→ **WHAT TO PRODUCE**:
Repeat all the records exactly, omitting pictures.

→ **DATA FOR PROCESSING**:
· · · · ·

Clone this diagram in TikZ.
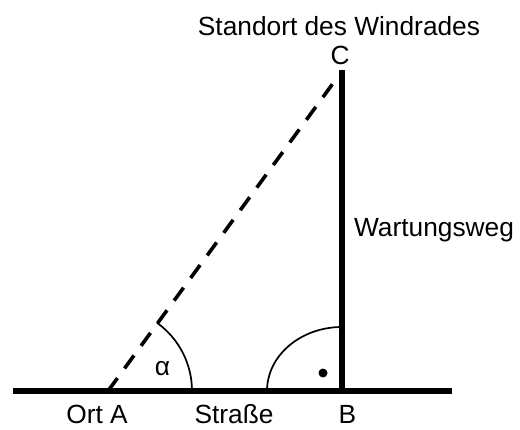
\documentclass[tikz,border=0pt]{standalone}
\usepackage{fontspec}
\setmainfont{Liberation Sans}
\begin{document}
\begin{tikzpicture}[x=1pt,y=1pt,
  thick line/.style={line width=5.5pt},
  dash line/.style={line width=3.6pt,dash pattern=on 16pt off 12pt},
  angle arc/.style={line width=1.7pt},
  lbl/.style={anchor=base,inner sep=0pt,font=\fontsize{26.3}{30}\selectfont}]
\useasboundingbox (0,0) rectangle (520,429);
\coordinate (L) at (13,38);
\coordinate (R) at (452,38);
\coordinate (A) at (108,38);
\coordinate (B) at (342,38);
\coordinate (C) at (342,359);
\coordinate (Dend) at (334,347);
\coordinate (Bs) at (267,38);
\draw[thick line] (L) -- (R);
\draw[thick line] (B) -- (C);
\draw[dash line] (A) -- (Dend);
\draw[angle arc] ([shift={(84,0)}]A) arc[start angle=0,end angle=54.5,radius=84];
\draw[angle arc] (Bs) arc[start angle=180,end angle=90,x radius=75,y radius=64];
\fill (323,56) circle[radius=4.5];
\node[lbl] (tS) at (339,393) {Standort des Windrades};
\node[lbl] (tC) at (340,364) {C};
\node[lbl] (tW) at (434,192) {Wartungsweg};
\node[lbl] (ta) at (162.5,54) {α};
\node[lbl] (tA) at (97,5.5) {Ort A};
\node[lbl] (tStr) at (234,5.5) {Straße};
\node[lbl] (tB) at (347.5,5.5) {B};
\end{tikzpicture}
\end{document}
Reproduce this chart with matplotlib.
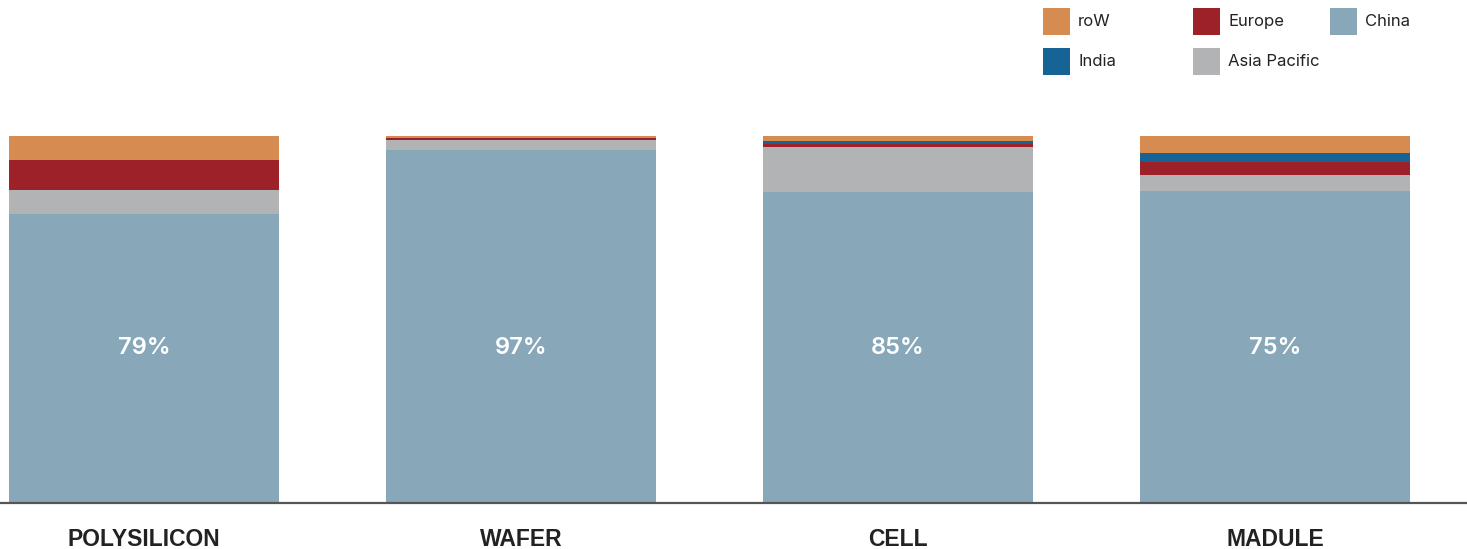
import matplotlib
matplotlib.use("Agg")
import matplotlib.pyplot as plt
from matplotlib.patches import Rectangle
import numpy as np

categories = ["POLYSILICON", "WAFER", "CELL", "MADULE"]
china = [78.8, 96.2, 84.8, 84.9]
asia_pacific = [6.5, 2.7, 12.3, 4.6]
europe = [8.2, 0.5, 0.8, 3.3]
india = [0.0, 0.0, 0.8, 2.7]
row = [6.5, 0.6, 1.3, 4.5]
bar_labels = ["79%", "97%", "85%", "75%"]

series = [
    ("China", china, "#88A8BA"),
    ("Asia Pacific", asia_pacific, "#B2B3B5"),
    ("Europe", europe, "#9C2128"),
    ("India", india, "#166496"),
    ("roW", row, "#D68C50"),
]

W, H = 1467, 549
fig = plt.figure(figsize=(W / 100, H / 100), dpi=100)
ax = fig.add_axes([0, (H - 503) / H, 1, 367 / H])

x = np.arange(len(categories))
bottom = np.zeros(len(categories))
for name, vals, col in series:
    vals = np.array(vals, dtype=float)
    ax.bar(x, vals, bottom=bottom, width=0.716, color=col, linewidth=0, zorder=2)
    bottom += vals

for xi, lab in zip(x, bar_labels):
    ax.text(xi, 42.3, lab, ha="center", va="center", color="white",
            fontsize=17, fontweight="semibold", family=["Inter", "DejaVu Sans"], zorder=3)

ax.set_xlim(-0.382, 3.509)
ax.set_ylim(0, 100)
for s in ["top", "right", "left"]:
    ax.spines[s].set_visible(False)
ax.spines["bottom"].set_color("#555555")
ax.spines["bottom"].set_linewidth(1.6)
ax.spines["bottom"].set_zorder(4)
ax.set_yticks([])
ax.set_xticks(x)
ax.set_xticklabels(categories, fontsize=16.5, fontweight="bold", color="#222222",
                   family=["Liberation Sans", "DejaVu Sans"])
ax.tick_params(axis="x", length=0, pad=18)

# Manual legend (row-major, 3 columns)
legend_order = ["roW", "Europe", "China", "India", "Asia Pacific"]
lookup = {n: c for n, _, c in series}
col_x = [1043, 1193, 1330]
row_y = [8, 48]
for i, name in enumerate(legend_order):
    r, c = divmod(i, 3)
    x0, y0 = col_x[c], row_y[r]
    fig.patches.append(Rectangle((x0 / W, 1 - (y0 + 27) / H), 27 / W, 27 / H,
                                 transform=fig.transFigure, color=lookup[name], linewidth=0))
    fig.text((x0 + 35) / W, 1 - (y0 + 13.5) / H, name, ha="left", va="center",
             fontsize=12, color="#222222", family=["Inter", "DejaVu Sans"])

fig.savefig("out.png", dpi=100)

· · · · ·

→ **PROBLEM SOLUTION**:
Clone this diagram in TikZ.
\documentclass[tikz,border=0pt]{standalone}
\usepackage{fontspec}
\setmainfont{Liberation Sans}
\begin{document}
\begin{tikzpicture}[x=1pt,y=1pt,
  thick line/.style={line width=5.5pt},
  dash line/.style={line width=3.6pt,dash pattern=on 16pt off 12pt},
  angle arc/.style={line width=1.7pt},
  lbl/.style={anchor=base,inner sep=0pt,font=\fontsize{26.3}{30}\selectfont}]
\useasboundingbox (0,0) rectangle (520,429);
\coordinate (L) at (13,38);
\coordinate (R) at (452,38);
\coordinate (A) at (108,38);
\coordinate (B) at (342,38);
\coordinate (C) at (342,359);
\coordinate (Dend) at (334,347);
\coordinate (Bs) at (267,38);
\draw[thick line] (L) -- (R);
\draw[thick line] (B) -- (C);
\draw[dash line] (A) -- (Dend);
\draw[angle arc] ([shift={(84,0)}]A) arc[start angle=0,end angle=54.5,radius=84];
\draw[angle arc] (Bs) arc[start angle=180,end angle=90,x radius=75,y radius=64];
\fill (323,56) circle[radius=4.5];
\node[lbl] (tS) at (339,393) {Standort des Windrades};
\node[lbl] (tC) at (340,364) {C};
\node[lbl] (tW) at (434,192) {Wartungsweg};
\node[lbl] (ta) at (162.5,54) {α};
\node[lbl] (tA) at (97,5.5) {Ort A};
\node[lbl] (tStr) at (234,5.5) {Straße};
\node[lbl] (tB) at (347.5,5.5) {B};
\end{tikzpicture}
\end{document}
Reproduce this chart with matplotlib.
import matplotlib
matplotlib.use("Agg")
import matplotlib.pyplot as plt
from matplotlib.patches import Rectangle
import numpy as np

categories = ["POLYSILICON", "WAFER", "CELL", "MADULE"]
china = [78.8, 96.2, 84.8, 84.9]
asia_pacific = [6.5, 2.7, 12.3, 4.6]
europe = [8.2, 0.5, 0.8, 3.3]
india = [0.0, 0.0, 0.8, 2.7]
row = [6.5, 0.6, 1.3, 4.5]
bar_labels = ["79%", "97%", "85%", "75%"]

series = [
    ("China", china, "#88A8BA"),
    ("Asia Pacific", asia_pacific, "#B2B3B5"),
    ("Europe", europe, "#9C2128"),
    ("India", india, "#166496"),
    ("roW", row, "#D68C50"),
]

W, H = 1467, 549
fig = plt.figure(figsize=(W / 100, H / 100), dpi=100)
ax = fig.add_axes([0, (H - 503) / H, 1, 367 / H])

x = np.arange(len(categories))
bottom = np.zeros(len(categories))
for name, vals, col in series:
    vals = np.array(vals, dtype=float)
    ax.bar(x, vals, bottom=bottom, width=0.716, color=col, linewidth=0, zorder=2)
    bottom += vals

for xi, lab in zip(x, bar_labels):
    ax.text(xi, 42.3, lab, ha="center", va="center", color="white",
            fontsize=17, fontweight="semibold", family=["Inter", "DejaVu Sans"], zorder=3)

ax.set_xlim(-0.382, 3.509)
ax.set_ylim(0, 100)
for s in ["top", "right", "left"]:
    ax.spines[s].set_visible(False)
ax.spines["bottom"].set_color("#555555")
ax.spines["bottom"].set_linewidth(1.6)
ax.spines["bottom"].set_zorder(4)
ax.set_yticks([])
ax.set_xticks(x)
ax.set_xticklabels(categories, fontsize=16.5, fontweight="bold", color="#222222",
                   family=["Liberation Sans", "DejaVu Sans"])
ax.tick_params(axis="x", length=0, pad=18)

# Manual legend (row-major, 3 columns)
legend_order = ["roW", "Europe", "China", "India", "Asia Pacific"]
lookup = {n: c for n, _, c in series}
col_x = [1043, 1193, 1330]
row_y = [8, 48]
for i, name in enumerate(legend_order):
    r, c = divmod(i, 3)
    x0, y0 = col_x[c], row_y[r]
    fig.patches.append(Rectangle((x0 / W, 1 - (y0 + 27) / H), 27 / W, 27 / H,
                                 transform=fig.transFigure, color=lookup[name], linewidth=0))
    fig.text((x0 + 35) / W, 1 - (y0 + 13.5) / H, name, ha="left", va="center",
             fontsize=12, color="#222222", family=["Inter", "DejaVu Sans"])

fig.savefig("out.png", dpi=100)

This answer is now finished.